Cover all your bases
With so many ways to lose data, you need to make sure you’re covering all your bases. Here are some things to consider.
- Make sure you back up everything you need. Backing up your Documents folder is not enough. You must back up important data living in other system areas and hidden folders, and some databases require special procedures to be backed up right. If your backup isn’t configured properly, and you’re missing these files, the value of your backups is greatly diminished and in some cases even useless.
- If you’re only backing up once a week, and your server dies six days after your last backup, you’ve got a lot of work to do to generate all that data again, in addition to all the work you normally have to do. You should be backing up all of this data every single day and more often than that if your business is fast moving and time critical. Don’t be concerned that it’s going to be time-consuming or that it’s going to cost you an arm and a leg, because it’s not.
- If your building burns down and all of your backups are in the ashes, what good are they? One of the key components of a proper disaster recovery plan is that you get your backups outside of the building. In the event of a fire or theft, you’re out of luck if your backups were inside the building, but if a copy is stored in a remote location, you’re covered.

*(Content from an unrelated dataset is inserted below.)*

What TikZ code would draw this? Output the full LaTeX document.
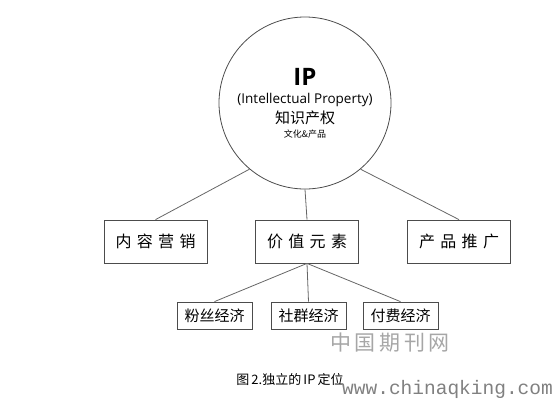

- Make additional backups during important business events like monthly, quarterly, and year-end accounting tasks. For example, before closing your books at the end of the year, you should make a snapshot of your data in case something goes wrong. This makes it easy to restore the accounting system to the moment right before you did the closing.
- Smartphones and tablets – Do you have a plan for these devices? This is important if you create and store company data on these devices that doesn’t get transferred into the company’s servers. There are several ways to handle this on each smartphone platform, and the best solution will depend on how you use these devices.
Proper disaster recovery planning requires that you take all of these things into consideration and put a system in place that addresses each one. If you’re not doing all of these things, and in some cases more, you are putting your business and livelihood at risk.
It’s not that hard
A properly-designed backup system will automatically back up all your company information with very little effort. In fact, it should be nearly effortless. It will even notify you if there are problems with your backup, so you can focus on your business instead of worrying about doing your backups.
The one thing you do need to do is test your backups. A backup is only good if the data can be restored properly. Test your backups on a regular basis to make sure everything is working as it should. Do this by restoring some test data to a temporary location to make sure your backup sets are valid.
Insurance for your business information
At some point every business experiences a data loss event, whether a single file is accidentally deleted or a server crashes due to hardware failure. A solid disaster recovery plan is an insurance policy for your business, and without one, you’re a sitting duck.
What would it cost you to reproduce all of your company’s data in the event of a catastrophic loss? How would it affect your business? Would your business even survive?
Like most types of insurance, the cost of having a “data insurance policy” is nothing compared to the cost of a catastrophic loss. A solid disaster recovery plan can cost you only a few dollars per month. With the low cost and minimal effort required to maintain a proper disaster recovery plan, there’s no reason you shouldn’t have one.
Protect your business and your sanity; implement a solid backup plan today.